Bit of a nerd rant here. In most development houses, things work like this. You have a TRUNK in your cvs tree. Main development goes here. As you develop, you tag so that you can go back to specific points in time. When you're ready to release, you branch from the TRUNK. If bugfixes are needed in production, you apply them to the branch, tag, and re-release. Later on you can merge the branch fixes back into TRUNK, which is where main development happens. Pretty simple, right?

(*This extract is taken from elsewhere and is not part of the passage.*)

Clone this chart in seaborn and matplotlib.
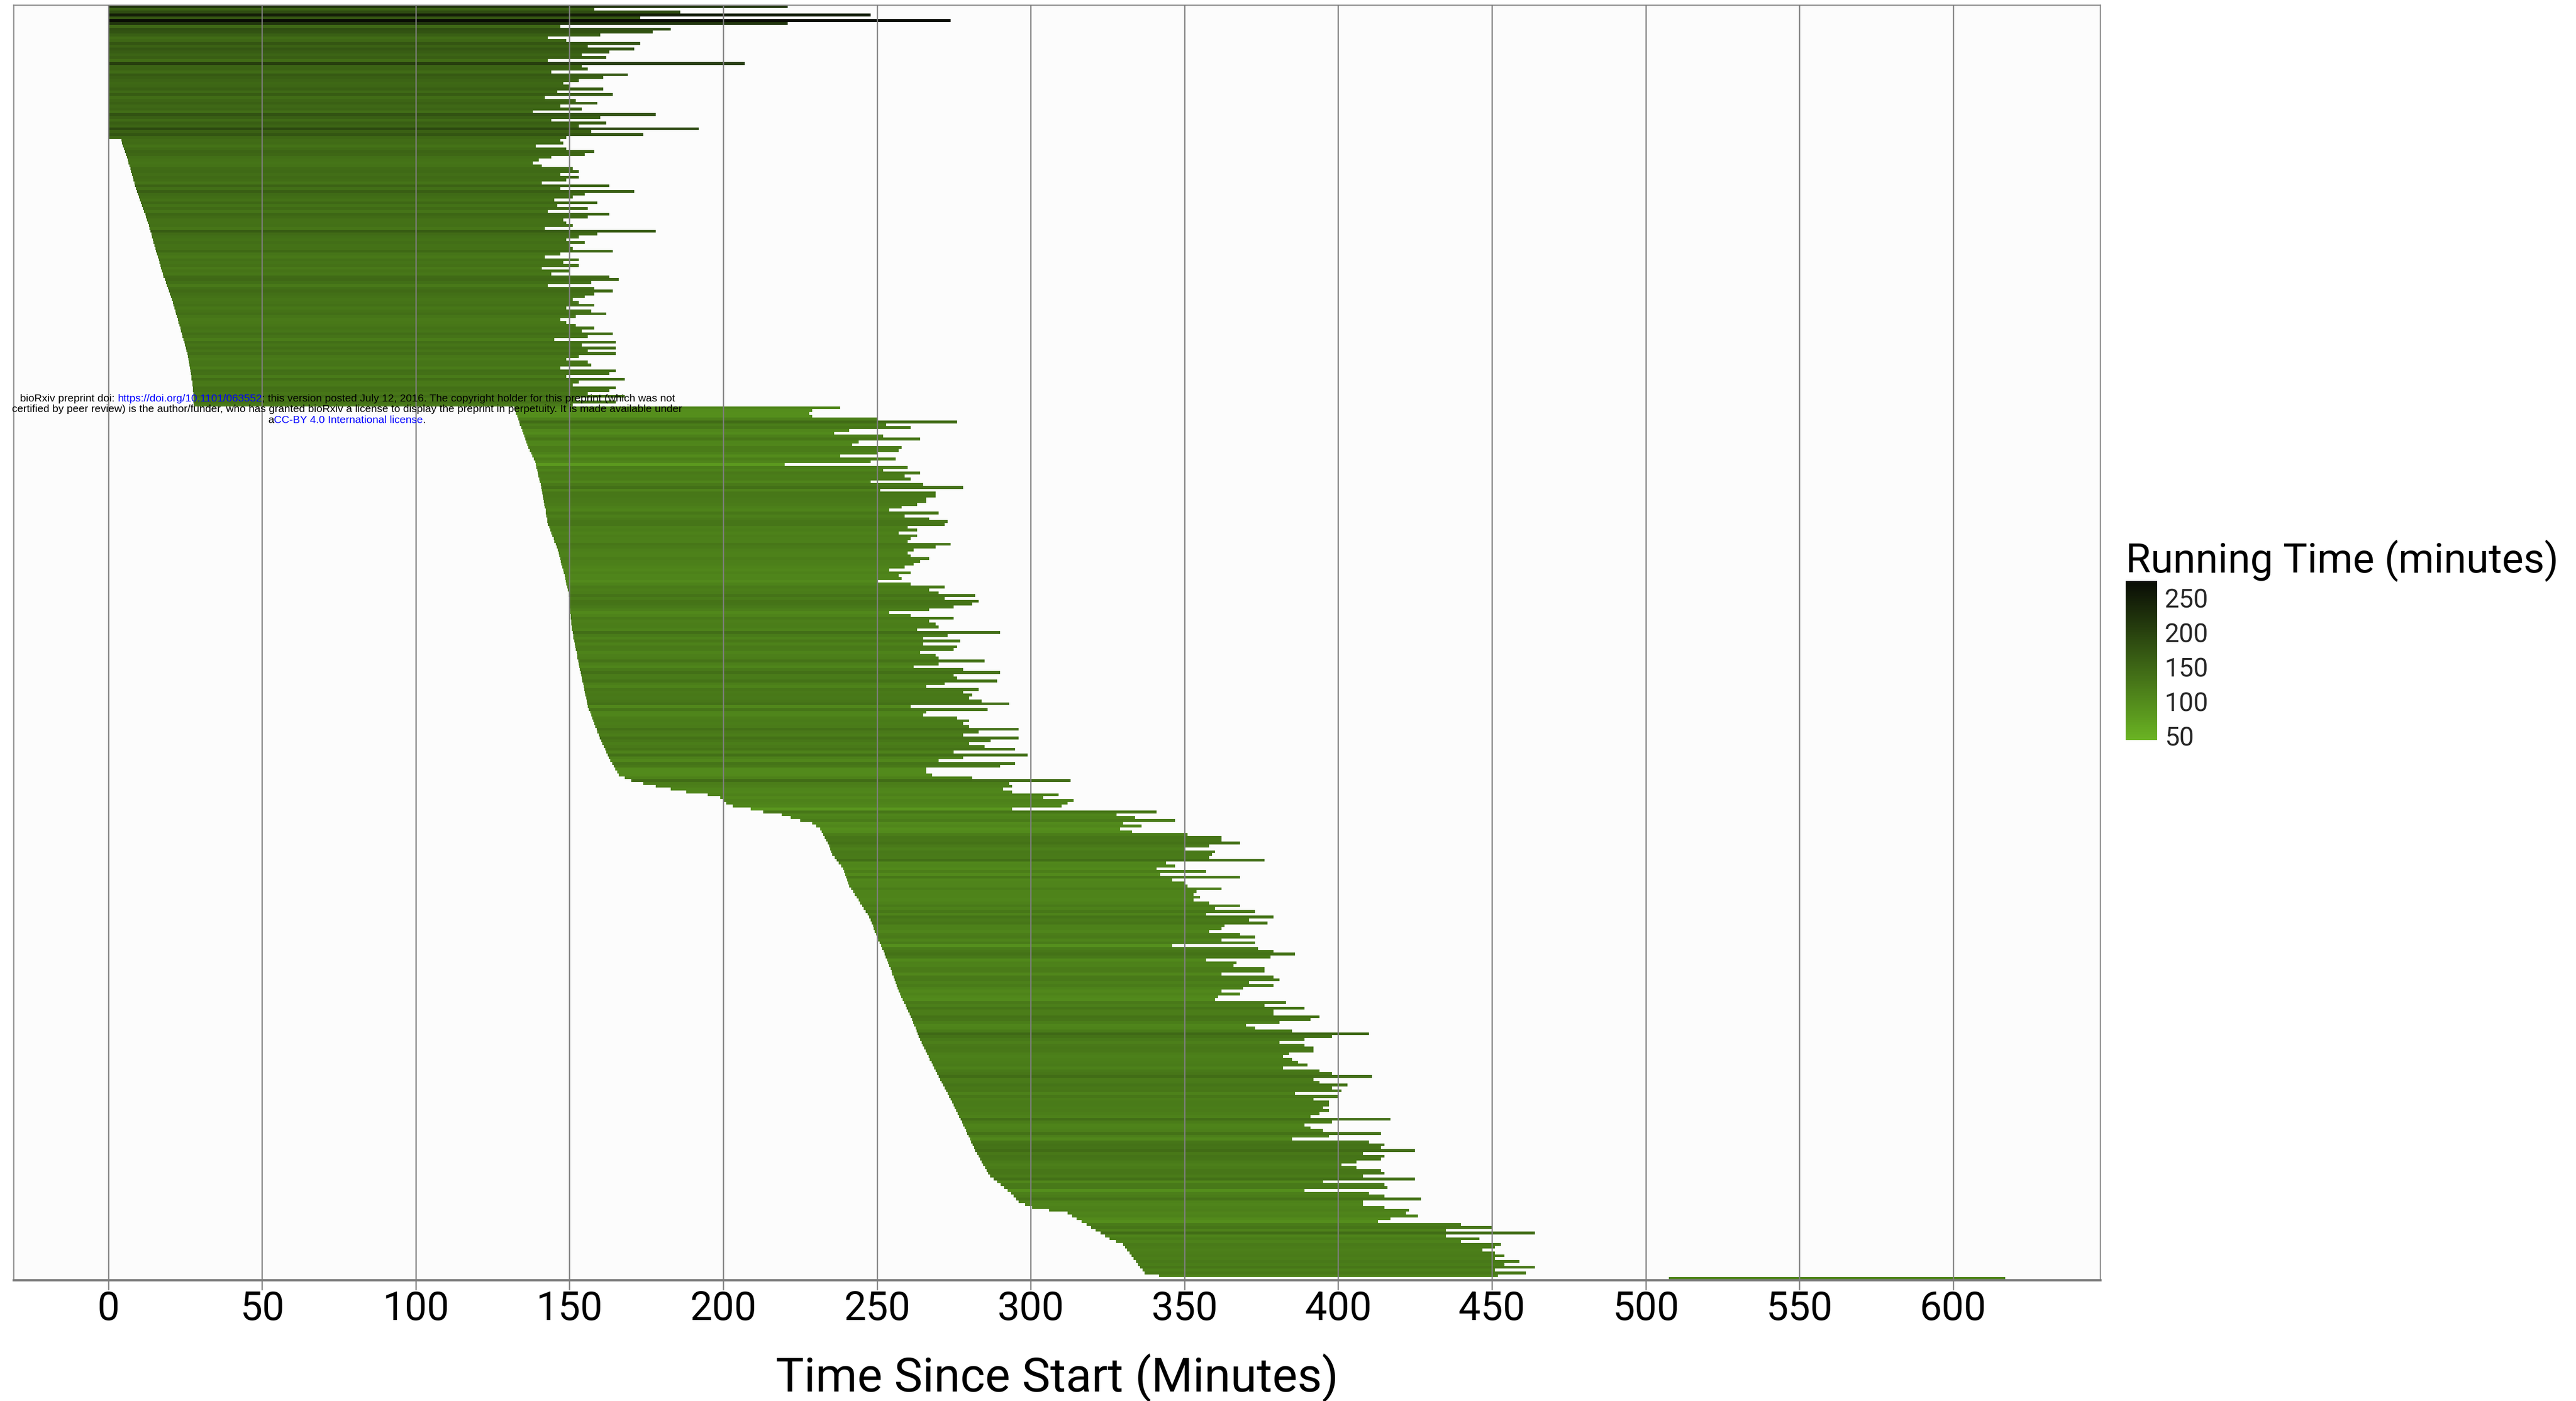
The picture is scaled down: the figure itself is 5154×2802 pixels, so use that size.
import matplotlib
matplotlib.use("Agg")
import matplotlib.pyplot as plt
import numpy as np
import pandas as pd
import seaborn as sns
from matplotlib.colors import Normalize
from matplotlib.cm import ScalarMappable

# ---------------- data: minutes since start, one row per job, top row first ----------------
# batch A: jobs launched at time 0
start_a = [0, 0, 0, 0, 0, 0, 0, 0, 0, 0,
           0, 0, 0, 0, 0, 0, 0, 0, 0, 0,
           0, 0, 0, 0, 0, 0, 0, 0, 0, 0,
           0, 0, 0, 0, 0, 0, 0, 0, 0, 0,
           0, 0, 0, 0, 0, 0, 0]
end_a = [221, 158, 186, 248, 173, 274, 221, 147, 183, 177,
         160, 143, 149, 173, 156, 171, 163, 154, 162, 143,
         207, 154, 156, 144, 169, 161, 153, 148, 150, 161,
         146, 164, 142, 152, 159, 147, 154, 138, 178, 160,
         144, 162, 153, 192, 157, 174, 149]

# batch B: staggered launches during the first half hour
start_b = [4.2, 4.5, 4.8, 5.1, 5.4, 5.7, 6.0, 6.3, 6.6,
           6.9, 7.2, 7.4, 7.7, 8.0, 8.2, 8.5, 8.7, 9.0,
           9.3, 9.6, 10.0, 10.3, 10.6, 11.0, 11.3, 11.6, 12.0, 12.3,
           12.6, 12.9, 13.2, 13.4, 13.7, 14.0, 14.2, 14.5, 14.7, 15.0,
           15.3, 15.5, 15.8, 16.1, 16.4, 16.6, 16.9, 17.1, 17.4,
           17.7, 18.0, 18.4, 18.7, 19.1, 19.4, 19.7, 20.0, 20.4, 20.7,
           21.0, 21.2, 21.5, 21.8, 22.0, 22.3, 22.6, 22.8, 23.1,
           23.4, 23.6, 23.9, 24.1, 24.4, 24.7, 24.9, 25.2, 25.4, 25.7,
           25.9, 26.0, 26.2, 26.4, 26.5, 26.7, 26.8, 27.0, 27.1, 27.3, 27.4,
           27.5, 27.5, 27.6, 27.6, 27.7, 27.7, 27.8]
end_b = [147, 148, 139, 149, 158, 155, 144, 140, 138, 141,
         151, 153, 147, 153, 149, 141, 163, 147, 171, 155,
         151, 145, 159, 146, 156, 143, 163, 156, 148, 149,
         151, 142, 178, 159, 153, 149, 155, 150, 151, 164,
         147, 142, 153, 148, 153, 141, 150, 144, 163, 166,
         157, 143, 158,
         164, 158, 155, 151, 153, 158, 149, 157, 162, 152,
         147, 149, 152, 158, 154, 164, 156, 145, 165, 154,
         165, 156, 165, 153, 149, 156, 157, 147, 165, 163,
         149, 168, 153, 151, 165, 163, 156, 168, 152, 165,
         151]

# batch C: second wave
start_c = [132.0, 132.3, 132.6, 133.0, 133.3, 133.6, 133.9, 134.3, 134.6, 134.9, 135.3, 135.6, 135.9, 136.3, 136.6,
           137.0, 137.5, 137.9, 138.4, 138.8,
           139.0, 139.2, 139.5, 139.7, 139.9, 140.1, 140.3, 140.6, 140.8, 141.0,
           141.2, 141.3, 141.5, 141.7, 141.8, 142.0, 142.2, 142.3, 142.5, 142.7, 142.8, 143.0,
           143.4, 143.7, 144.1, 144.4, 144.8, 145.1, 145.5, 145.8, 146.2, 146.5,
           146.7, 147.0, 147.2, 147.4, 147.7, 147.9, 148.1, 148.4, 148.6, 148.8, 149.0, 149.3, 149.5, 149.7,
           149.8, 149.9, 150.0, 150.0, 150.1, 150.2, 150.3, 150.4, 150.4, 150.5, 150.6, 150.7, 150.8,
           151.0, 151.2, 151.3, 151.5, 151.7, 151.9, 152.1, 152.3, 152.5, 152.6, 152.8, 153.0,
           153.2, 153.4, 153.6, 153.8, 154.0, 154.2, 154.4, 154.6, 154.8, 155.0, 155.2, 155.4, 155.6, 155.8, 156.0,
           156.3, 156.7, 157.0, 157.4, 157.7, 158.1, 158.4, 158.8, 159.1, 159.5,
           159.9, 160.3, 160.7, 161.2, 161.6, 162.0, 162.4, 162.8,
           163.3, 163.9, 164.4, 164.9, 165.5, 166.0,
           168.0]
end_c = [238, 229, 228, 229, 250, 276, 253, 261, 241, 236,
         252, 264, 244, 242, 258, 257, 250, 238, 256, 248,
         220, 260, 252, 264, 259, 261, 248, 265, 278, 251,
         269, 269, 266, 266, 263, 258, 254, 270, 259, 267,
         273, 272, 260, 263, 257, 263, 261, 260, 274, 269,
         262, 260, 261, 267, 264, 262, 259, 254, 261, 257,
         258, 250, 261, 272, 267, 270, 282, 272, 283, 281,
         275, 267, 254, 261, 275, 267, 269, 270, 263, 290,
         273, 265, 277, 265, 276, 275, 264, 269, 270, 285,
         270, 262, 278, 290, 275, 276, 289, 272, 266, 283,
         278, 281, 280, 284, 293, 261, 286, 266, 265, 276,
         280, 278, 280, 296, 283, 278, 296, 287, 280, 285,
         295, 275, 299, 278, 270, 295, 290, 266, 266, 268,
         281]

# batch D: short transition
start_d = [170, 174, 178, 183, 188, 195, 199, 200, 201, 203, 209, 213, 219, 222, 225]
end_d = [313, 293, 294, 291, 294, 309, 304, 314, 312, 310, 294, 341, 328, 334, 347]

# batch E: third wave
start_e = [229.0, 230.2, 231.5,
           232.0, 232.5, 233.0, 233.5,
           234.0, 234.4, 234.8, 235.1, 235.5,
           236.2, 236.9, 237.6, 238.3, 239.0,
           239.3, 239.7, 240.0, 240.3, 240.7, 241.0,
           241.6, 242.2, 242.8, 243.4, 244.0, 244.6,
           245.2, 245.7, 246.3, 246.9, 247.4, 248.0,
           248.3, 248.7, 249.0, 249.3, 249.7, 250.0,
           250.4, 250.8, 251.3, 251.7, 252.1, 252.5, 252.9, 253.3, 253.7,
           254.0, 254.4, 254.7, 255.0, 255.4, 255.7, 256.0, 256.4, 256.7, 257.0,
           257.5, 257.9, 258.4, 258.8, 259.3, 259.7, 260.2, 260.6,
           261.0, 261.4, 261.8, 262.1, 262.5, 262.9, 263.2, 263.6, 264.0,
           264.5, 264.9, 265.4, 265.9, 266.3, 266.8, 267.2, 267.7, 268.1, 268.6,
           269.1, 269.6, 270.1, 270.6, 271.0, 271.5, 272.0, 272.5, 273.0,
           273.5, 273.9, 274.4, 274.9, 275.3, 275.8, 276.3, 276.8, 277.2, 277.7,
           278.1, 278.5, 279.0, 279.4, 279.8, 280.3, 280.7, 281.1, 281.6, 282.0,
           282.5, 283.1, 283.6, 284.1, 284.6, 285.2, 285.7, 286.2, 286.8,
           287.9, 289.0, 290.2, 291.3, 292.5, 293.6,
           294.4, 295.2, 296.0,
           298.2, 300.5,
           306.0, 312.0,
           313.5, 315.0, 316.6, 318.1, 319.6, 321.1, 322.7, 324.2, 325.7,
           327.8, 330.0,
           330.7, 331.4, 332.1, 332.8, 333.5, 334.2, 334.9, 335.6, 336.3, 337.0,
           341.7]
end_e = [330, 336, 329, 333, 351, 362, 362, 368, 358, 350,
         360, 359, 358, 376, 344, 347, 341, 357, 342, 368,
         346, 350, 351, 362, 354, 353, 355, 353, 358, 368,
         360, 373, 357, 379, 371, 377, 363, 362, 358, 368,
         373, 362, 373, 346, 374, 379, 386, 378, 357, 367,
         366, 376, 376, 362, 379, 381, 371, 379, 369, 362,
         368, 361, 360, 383, 376, 389, 379, 379, 394, 391,
         381, 370, 373, 385, 410, 398, 389, 381, 389, 392,
         392, 384, 382, 385, 387, 390, 382, 394, 398, 411,
         392, 394, 403, 398, 401, 386, 400, 392, 397, 397,
         395, 397, 394, 391, 417, 398, 389, 391, 395, 414,
         397, 385, 410, 415, 414, 425, 408, 415, 414, 406,
         401, 406, 414, 415, 408, 425, 395, 415, 416, 389,
         410, 415, 427, 408, 408, 415, 423, 422, 426, 417,
         413, 440, 450, 435, 464, 435, 446, 440, 453, 451,
         447, 451, 454, 451, 459, 454, 464, 451, 461, 452]

# straggler job
start_f = [507.5]
end_f = [617.0]

x_ticks = [0, 50, 100, 150, 200, 250, 300, 350, 400, 450, 500, 550, 600]
legend_ticks = [50, 100, 150, 200, 250]
legend_limits = [44.5, 274.5]
x_title = "Time Since Start (Minutes)"
legend_title = "Running Time (minutes)"

# ---------------- build table ----------------
pairs = [(start_a, end_a), (start_b, end_b), (start_c, end_c),
         (start_d, end_d), (start_e, end_e), (start_f, end_f)]
for s, e in pairs:
    if len(s) != len(e):
        raise ValueError(f"length mismatch {len(s)} vs {len(e)}")
starts = [v for s, _ in pairs for v in s]
ends = [v for _, e in pairs for v in e]
df = pd.DataFrame({"start": starts, "end": ends})
df["runtime"] = df["end"] - df["start"]
df["row"] = np.arange(len(df))

# ---------------- style ----------------
sns.set_theme(style="white")
plt.rcParams["font.family"] = ["Roboto", "DejaVu Sans"]

W, H, DPI = 5154, 2802, 300
fig = plt.figure(figsize=(W / DPI, H / DPI), dpi=DPI)
fig.patch.set_facecolor("white")

ax = fig.add_axes([27 / W, 1 - 2560 / H, (4202 - 27) / W, (2560 - 10) / H])
ax.set_facecolor("#fcfcfc")

cmap = sns.blend_palette(["#6ab323", "#090c05"], as_cmap=True)
norm = Normalize(vmin=legend_limits[0], vmax=legend_limits[1])
colors = cmap(norm(df["runtime"].to_numpy()))

ax.barh(df["row"], df["runtime"], left=df["start"], height=1.0,
        color=colors, linewidth=0, zorder=1)

lo, hi = df["start"].min(), df["end"].max()
span = hi - lo
ax.set_xlim(lo - 0.05 * span, hi + 0.05 * span)
ax.set_ylim(len(df) - 0.5, -0.5)

ax.set_xticks(x_ticks)
ax.set_yticks([])
ax.set_axisbelow(False)
ax.grid(axis="x", color="#7f7f7f", linewidth=0.6)
ax.grid(axis="y", visible=False)
ax.tick_params(axis="x", bottom=True, length=4.8, width=0.6, color="#7f7f7f",
               pad=0, labelsize=19, labelcolor="black")
ax.set_xlabel(x_title, fontsize=22.8, labelpad=12, color="black")
for sp in ax.spines.values():
    sp.set_color("#8f8f8f")
    sp.set_linewidth(0.6)
ax.spines["bottom"].set_linewidth(1.1)
ax.spines["bottom"].set_color("#7a7a7a")

# ---------------- colour bar legend ----------------
cax = fig.add_axes([4253 / W, 1 - 1480 / H, 63 / W, 318 / H])
sm = ScalarMappable(norm=norm, cmap=cmap)
cb = fig.colorbar(sm, cax=cax, ticks=legend_ticks)
cb.outline.set_visible(False)
cax.tick_params(axis="y", direction="in", left=True, right=True,
                labelleft=False, labelright=True, length=2.4, width=0.6,
                color="white", labelsize=12.5, pad=3.6)
fig.text(4253 / W, 1 - 1145 / H, legend_title, fontsize=19.5,
         ha="left", va="baseline", color="black")

# ---------------- preprint notice ----------------
wm_font = dict(fontsize=5.15, family=["Liberation Sans", "DejaVu Sans"], zorder=5)

def chain(first_xy, pieces):
    prev = None
    for txt, col in pieces:
        if prev is None:
            prev = fig.text(first_xy[0] / W, 1 - first_xy[1] / H, txt, color=col,
                            ha="left", va="center", **wm_font)
        else:
            prev = ax.annotate(txt, xy=(1, 0.5), xycoords=prev, ha="left", va="center",
                               color=col, annotation_clip=False, **wm_font)

chain((40, 797), [("bioRxiv preprint doi: ", "black"),
                  ("https://doi.org/10.1101/063552", "#0000ff"),
                  ("; this version posted July 12, 2016. The copyright holder for this preprint (which was not", "black")])
chain((24, 819), [("certified by peer review) is the author/funder, who has granted bioRxiv a license to display the preprint in perpetuity. It is made available under", "black")])
chain((536, 840), [("a", "black"), ("CC-BY 4.0 International license", "#0000ff"), (".", "black")])

fig.savefig("out.png", dpi=DPI, facecolor="white")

Here where I work, we do things differently. Main development happens in branches that are merged into TRUNK at release time. Take a minute and think about this. Every time a merge happens, conflicts arise and things need to be re-tested. You're merging large changes on top of bug fixes rather than bug fixes on top of small changes. The tree becomes a stick, and when someone fucks up in TRUNK, development has to switch over to the correct model, which confuses everyone. To further this problem, everyone works on everything, so if someone had to make a branch for something and the development lead forgets about it, the person that comes in to add their new stuff may not add it to the correct line of development (with the correct model, it would clearly either go in the branch if it's a bug fix, or the TRUNK if it's a feature).

Honestly, I don't know why we do things this way. Our development lead is stuck in his ways and I wholy believe that half of the problems we have are a result of it. He's a really smart fellow, but sometimes it really sucks to be stuck doing things in a way that makes absolutely no sense.